- **Exercise**
Extract the listing below in full, unchanged.

- **Dataset content**
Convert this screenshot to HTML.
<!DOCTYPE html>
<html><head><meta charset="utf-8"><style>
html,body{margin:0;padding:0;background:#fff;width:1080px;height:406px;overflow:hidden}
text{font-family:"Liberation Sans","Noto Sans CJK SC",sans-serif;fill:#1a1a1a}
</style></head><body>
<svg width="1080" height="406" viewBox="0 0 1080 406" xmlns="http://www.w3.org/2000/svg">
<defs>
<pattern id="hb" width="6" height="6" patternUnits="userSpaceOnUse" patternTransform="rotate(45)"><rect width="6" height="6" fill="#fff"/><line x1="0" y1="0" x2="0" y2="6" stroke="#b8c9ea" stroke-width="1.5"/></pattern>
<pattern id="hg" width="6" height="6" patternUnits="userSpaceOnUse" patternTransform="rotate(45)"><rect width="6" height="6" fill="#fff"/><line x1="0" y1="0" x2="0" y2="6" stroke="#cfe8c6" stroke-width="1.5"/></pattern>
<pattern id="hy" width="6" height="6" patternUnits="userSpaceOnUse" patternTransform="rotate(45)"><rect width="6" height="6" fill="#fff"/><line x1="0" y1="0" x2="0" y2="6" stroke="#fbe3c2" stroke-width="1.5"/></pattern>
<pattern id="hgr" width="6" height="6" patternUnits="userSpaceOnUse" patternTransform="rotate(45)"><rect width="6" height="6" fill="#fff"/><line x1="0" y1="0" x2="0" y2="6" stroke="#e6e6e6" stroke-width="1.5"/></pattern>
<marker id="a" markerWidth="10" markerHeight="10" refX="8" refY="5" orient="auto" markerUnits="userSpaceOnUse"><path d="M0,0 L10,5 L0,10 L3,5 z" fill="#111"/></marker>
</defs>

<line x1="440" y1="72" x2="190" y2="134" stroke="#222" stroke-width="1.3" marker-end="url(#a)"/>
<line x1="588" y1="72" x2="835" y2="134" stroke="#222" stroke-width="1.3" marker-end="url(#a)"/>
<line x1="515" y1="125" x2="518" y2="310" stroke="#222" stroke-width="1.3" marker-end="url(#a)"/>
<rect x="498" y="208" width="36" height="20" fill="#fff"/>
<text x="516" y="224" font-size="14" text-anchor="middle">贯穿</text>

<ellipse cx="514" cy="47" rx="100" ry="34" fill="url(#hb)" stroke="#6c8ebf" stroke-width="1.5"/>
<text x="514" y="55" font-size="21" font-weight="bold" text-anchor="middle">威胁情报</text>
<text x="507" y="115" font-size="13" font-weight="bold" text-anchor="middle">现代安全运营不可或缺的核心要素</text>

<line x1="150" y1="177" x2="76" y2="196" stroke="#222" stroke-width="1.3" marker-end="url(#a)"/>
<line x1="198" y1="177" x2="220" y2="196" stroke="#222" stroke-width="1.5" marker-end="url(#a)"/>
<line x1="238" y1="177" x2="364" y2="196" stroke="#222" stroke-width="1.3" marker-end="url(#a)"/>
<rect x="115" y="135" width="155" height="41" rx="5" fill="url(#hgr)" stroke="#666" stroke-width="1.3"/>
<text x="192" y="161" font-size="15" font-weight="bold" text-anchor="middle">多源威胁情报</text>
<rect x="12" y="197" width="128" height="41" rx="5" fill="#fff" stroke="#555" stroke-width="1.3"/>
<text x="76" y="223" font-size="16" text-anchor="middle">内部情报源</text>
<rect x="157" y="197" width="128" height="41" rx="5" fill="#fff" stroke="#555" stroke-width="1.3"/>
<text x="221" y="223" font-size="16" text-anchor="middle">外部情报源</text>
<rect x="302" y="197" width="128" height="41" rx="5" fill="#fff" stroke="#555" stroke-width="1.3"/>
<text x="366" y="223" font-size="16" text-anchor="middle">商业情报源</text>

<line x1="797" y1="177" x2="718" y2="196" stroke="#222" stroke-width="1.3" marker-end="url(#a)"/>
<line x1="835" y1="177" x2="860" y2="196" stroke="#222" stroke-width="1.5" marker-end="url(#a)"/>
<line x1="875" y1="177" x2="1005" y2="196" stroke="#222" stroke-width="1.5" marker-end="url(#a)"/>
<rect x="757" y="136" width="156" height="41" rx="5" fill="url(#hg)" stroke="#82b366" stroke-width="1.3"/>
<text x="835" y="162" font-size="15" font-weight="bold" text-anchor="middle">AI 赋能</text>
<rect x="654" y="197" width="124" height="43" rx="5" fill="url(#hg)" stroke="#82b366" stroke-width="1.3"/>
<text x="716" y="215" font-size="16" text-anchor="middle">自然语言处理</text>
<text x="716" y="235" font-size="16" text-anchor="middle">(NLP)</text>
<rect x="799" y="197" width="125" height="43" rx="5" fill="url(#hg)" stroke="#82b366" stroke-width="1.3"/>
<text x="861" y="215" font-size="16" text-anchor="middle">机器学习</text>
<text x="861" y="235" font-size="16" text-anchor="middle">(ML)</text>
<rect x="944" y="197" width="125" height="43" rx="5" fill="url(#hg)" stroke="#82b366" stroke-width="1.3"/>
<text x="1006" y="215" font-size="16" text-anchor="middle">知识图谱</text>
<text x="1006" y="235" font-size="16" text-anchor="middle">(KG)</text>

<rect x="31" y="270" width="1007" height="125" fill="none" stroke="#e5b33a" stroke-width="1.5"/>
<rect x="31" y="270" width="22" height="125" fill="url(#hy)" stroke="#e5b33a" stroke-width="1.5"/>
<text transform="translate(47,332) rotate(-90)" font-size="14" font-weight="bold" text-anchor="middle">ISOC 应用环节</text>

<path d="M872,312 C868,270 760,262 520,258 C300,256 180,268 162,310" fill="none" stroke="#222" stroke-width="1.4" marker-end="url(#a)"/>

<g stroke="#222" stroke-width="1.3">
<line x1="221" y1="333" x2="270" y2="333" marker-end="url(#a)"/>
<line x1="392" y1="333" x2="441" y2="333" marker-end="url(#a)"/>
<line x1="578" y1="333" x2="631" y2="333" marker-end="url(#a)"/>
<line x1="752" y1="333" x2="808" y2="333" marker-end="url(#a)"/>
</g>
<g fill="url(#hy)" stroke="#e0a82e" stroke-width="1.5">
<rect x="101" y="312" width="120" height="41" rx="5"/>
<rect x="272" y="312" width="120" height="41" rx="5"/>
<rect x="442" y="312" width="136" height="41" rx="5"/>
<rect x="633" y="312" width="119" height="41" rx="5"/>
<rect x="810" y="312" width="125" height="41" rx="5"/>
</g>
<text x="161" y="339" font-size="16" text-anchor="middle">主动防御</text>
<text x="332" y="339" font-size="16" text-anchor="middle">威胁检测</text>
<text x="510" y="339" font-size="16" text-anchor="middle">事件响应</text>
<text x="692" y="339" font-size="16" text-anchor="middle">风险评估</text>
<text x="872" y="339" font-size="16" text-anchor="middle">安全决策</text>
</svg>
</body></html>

- **Response to the task**
Convert this screenshot to HTML.
<!DOCTYPE html>
<html><head><meta charset="utf-8"><style>
html,body{margin:0;padding:0;background:#fff;width:1080px;height:406px;overflow:hidden}
text{font-family:"Liberation Sans","Noto Sans CJK SC",sans-serif;fill:#1a1a1a}
</style></head><body>
<svg width="1080" height="406" viewBox="0 0 1080 406" xmlns="http://www.w3.org/2000/svg">
<defs>
<pattern id="hb" width="6" height="6" patternUnits="userSpaceOnUse" patternTransform="rotate(45)"><rect width="6" height="6" fill="#fff"/><line x1="0" y1="0" x2="0" y2="6" stroke="#b8c9ea" stroke-width="1.5"/></pattern>
<pattern id="hg" width="6" height="6" patternUnits="userSpaceOnUse" patternTransform="rotate(45)"><rect width="6" height="6" fill="#fff"/><line x1="0" y1="0" x2="0" y2="6" stroke="#cfe8c6" stroke-width="1.5"/></pattern>
<pattern id="hy" width="6" height="6" patternUnits="userSpaceOnUse" patternTransform="rotate(45)"><rect width="6" height="6" fill="#fff"/><line x1="0" y1="0" x2="0" y2="6" stroke="#fbe3c2" stroke-width="1.5"/></pattern>
<pattern id="hgr" width="6" height="6" patternUnits="userSpaceOnUse" patternTransform="rotate(45)"><rect width="6" height="6" fill="#fff"/><line x1="0" y1="0" x2="0" y2="6" stroke="#e6e6e6" stroke-width="1.5"/></pattern>
<marker id="a" markerWidth="10" markerHeight="10" refX="8" refY="5" orient="auto" markerUnits="userSpaceOnUse"><path d="M0,0 L10,5 L0,10 L3,5 z" fill="#111"/></marker>
</defs>

<line x1="440" y1="72" x2="190" y2="134" stroke="#222" stroke-width="1.3" marker-end="url(#a)"/>
<line x1="588" y1="72" x2="835" y2="134" stroke="#222" stroke-width="1.3" marker-end="url(#a)"/>
<line x1="515" y1="125" x2="518" y2="310" stroke="#222" stroke-width="1.3" marker-end="url(#a)"/>
<rect x="498" y="208" width="36" height="20" fill="#fff"/>
<text x="516" y="224" font-size="14" text-anchor="middle">贯穿</text>

<ellipse cx="514" cy="47" rx="100" ry="34" fill="url(#hb)" stroke="#6c8ebf" stroke-width="1.5"/>
<text x="514" y="55" font-size="21" font-weight="bold" text-anchor="middle">威胁情报</text>
<text x="507" y="115" font-size="13" font-weight="bold" text-anchor="middle">现代安全运营不可或缺的核心要素</text>

<line x1="150" y1="177" x2="76" y2="196" stroke="#222" stroke-width="1.3" marker-end="url(#a)"/>
<line x1="198" y1="177" x2="220" y2="196" stroke="#222" stroke-width="1.5" marker-end="url(#a)"/>
<line x1="238" y1="177" x2="364" y2="196" stroke="#222" stroke-width="1.3" marker-end="url(#a)"/>
<rect x="115" y="135" width="155" height="41" rx="5" fill="url(#hgr)" stroke="#666" stroke-width="1.3"/>
<text x="192" y="161" font-size="15" font-weight="bold" text-anchor="middle">多源威胁情报</text>
<rect x="12" y="197" width="128" height="41" rx="5" fill="#fff" stroke="#555" stroke-width="1.3"/>
<text x="76" y="223" font-size="16" text-anchor="middle">内部情报源</text>
<rect x="157" y="197" width="128" height="41" rx="5" fill="#fff" stroke="#555" stroke-width="1.3"/>
<text x="221" y="223" font-size="16" text-anchor="middle">外部情报源</text>
<rect x="302" y="197" width="128" height="41" rx="5" fill="#fff" stroke="#555" stroke-width="1.3"/>
<text x="366" y="223" font-size="16" text-anchor="middle">商业情报源</text>

<line x1="797" y1="177" x2="718" y2="196" stroke="#222" stroke-width="1.3" marker-end="url(#a)"/>
<line x1="835" y1="177" x2="860" y2="196" stroke="#222" stroke-width="1.5" marker-end="url(#a)"/>
<line x1="875" y1="177" x2="1005" y2="196" stroke="#222" stroke-width="1.5" marker-end="url(#a)"/>
<rect x="757" y="136" width="156" height="41" rx="5" fill="url(#hg)" stroke="#82b366" stroke-width="1.3"/>
<text x="835" y="162" font-size="15" font-weight="bold" text-anchor="middle">AI 赋能</text>
<rect x="654" y="197" width="124" height="43" rx="5" fill="url(#hg)" stroke="#82b366" stroke-width="1.3"/>
<text x="716" y="215" font-size="16" text-anchor="middle">自然语言处理</text>
<text x="716" y="235" font-size="16" text-anchor="middle">(NLP)</text>
<rect x="799" y="197" width="125" height="43" rx="5" fill="url(#hg)" stroke="#82b366" stroke-width="1.3"/>
<text x="861" y="215" font-size="16" text-anchor="middle">机器学习</text>
<text x="861" y="235" font-size="16" text-anchor="middle">(ML)</text>
<rect x="944" y="197" width="125" height="43" rx="5" fill="url(#hg)" stroke="#82b366" stroke-width="1.3"/>
<text x="1006" y="215" font-size="16" text-anchor="middle">知识图谱</text>
<text x="1006" y="235" font-size="16" text-anchor="middle">(KG)</text>

<rect x="31" y="270" width="1007" height="125" fill="none" stroke="#e5b33a" stroke-width="1.5"/>
<rect x="31" y="270" width="22" height="125" fill="url(#hy)" stroke="#e5b33a" stroke-width="1.5"/>
<text transform="translate(47,332) rotate(-90)" font-size="14" font-weight="bold" text-anchor="middle">ISOC 应用环节</text>

<path d="M872,312 C868,270 760,262 520,258 C300,256 180,268 162,310" fill="none" stroke="#222" stroke-width="1.4" marker-end="url(#a)"/>

<g stroke="#222" stroke-width="1.3">
<line x1="221" y1="333" x2="270" y2="333" marker-end="url(#a)"/>
<line x1="392" y1="333" x2="441" y2="333" marker-end="url(#a)"/>
<line x1="578" y1="333" x2="631" y2="333" marker-end="url(#a)"/>
<line x1="752" y1="333" x2="808" y2="333" marker-end="url(#a)"/>
</g>
<g fill="url(#hy)" stroke="#e0a82e" stroke-width="1.5">
<rect x="101" y="312" width="120" height="41" rx="5"/>
<rect x="272" y="312" width="120" height="41" rx="5"/>
<rect x="442" y="312" width="136" height="41" rx="5"/>
<rect x="633" y="312" width="119" height="41" rx="5"/>
<rect x="810" y="312" width="125" height="41" rx="5"/>
</g>
<text x="161" y="339" font-size="16" text-anchor="middle">主动防御</text>
<text x="332" y="339" font-size="16" text-anchor="middle">威胁检测</text>
<text x="510" y="339" font-size="16" text-anchor="middle">事件响应</text>
<text x="692" y="339" font-size="16" text-anchor="middle">风险评估</text>
<text x="872" y="339" font-size="16" text-anchor="middle">安全决策</text>
</svg>
</body></html>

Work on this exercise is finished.